Amid Toronto subway riders indifferently snoozing, reading or just staring off into space on their morning commutes, friends Audrey Amar and Erin Brassel sit at the very front of the train, talking excitedly into a handheld camera. Diehard public-transit enthusiasts and extroverts, they have turned their daily travels into a YouTube show about their shared fascination with the inner workings of the TTC.
Over the course of 2 1/2 years of filming Finch to Museum (named for the stations marking the beginning and end points of their commute), the women, both 22, have perfected their funny man/straight man routine. The fiery and slightly zany Ms. Amar plays easily off the demure, brainy Ms. Brassel. It is not hard to guess which one of them is the drama major.
As amusing as it is for the students to document their running commentary and friendly antics, they actually aim to do far more than entertain. "We both want to make the TTC a more approachable staple of Torontonians' everyday life, instead of being a mystery that we have to trust," explained Ms. Amar.
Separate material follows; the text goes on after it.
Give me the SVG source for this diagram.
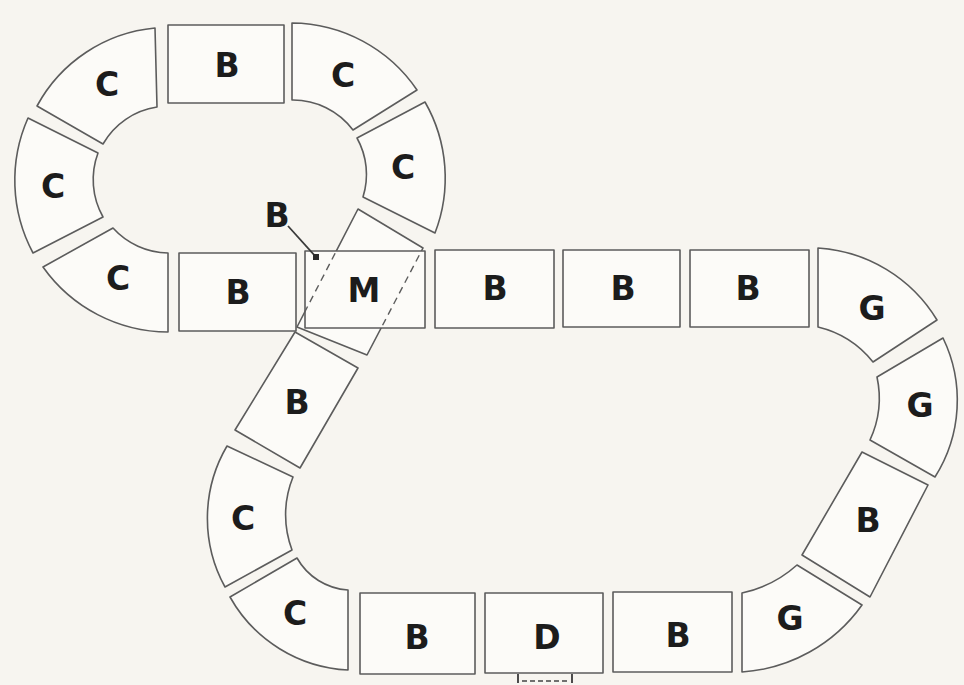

To that end, they research the history and operations of the TTC and share what they learn with their viewers.
Each episode has a featured station and theme. One focused on the prevention of TTC tragedies. "We asked people to be safe and 'turn their backs to the tracks' against suicide," Ms. Amar said. In others, they urged viewers to act with courtesy toward fellow commuters and TTC operators. "We also started branching into current events, such as the 2010 fare hike, and Rob Ford's plan to privatize the TTC," she added. One of their most popular instalments involved a ride through the Lower Bay ghost station, which has been out of regular use since 1966.
It's not all serious business, though. An upcoming episode will be about commuter fashion, and a fun one last summer had the women taking part in Improv In Toronto's subway dance party.
With graduation on the horizon, the two women look back to how they first met and started the show 27 episodes ago. "I kept on noticing this person with long, curly red hair taking the same bus as me and then running determinedly - but with a unique flair - through Finch station. So, I approached her on campus and offered to commute with her," recalled Ms. Brassel of how she and Ms. Amar became acquainted and discovered their mutual passion for public transportation.
"We realized that our conversation [in English and French, with a bit of Hebrew thrown in]on the subway involved some interesting back and forth, that it was kind of funny and might make for a good show," said Ms. Amar. "What Audrey calls 'charming banter' is really more like abuse," joked Ms. Brassel, who is usually on the receiving end of the on-camera ribbing.
The women are determined to continue producing Finch to Museum even after completing their undergraduate studies this spring. Ms. Brassel plans on pursuing a masters degree in linguistics, which has also been her undergraduate area of focus. Ms. Amar, who has majored in political science, as well as drama, hopes to be law-school-bound. Legally blind since the age of four due to a degenerative retinal condition, she has a personal interest in specializing in disability law.
They don't want to disappoint the show's several hundred regular viewers. "There are a lot of TTC enthusiasts on YouTube. They're out there," asserted Ms. Brassel. Fans can expect them to continue ending episodes with their signature exclamation of, "Good health, good luck and good commuting!" for the foreseeable future - or "as long as we have material and the subways keep running," Ms. Amar promised.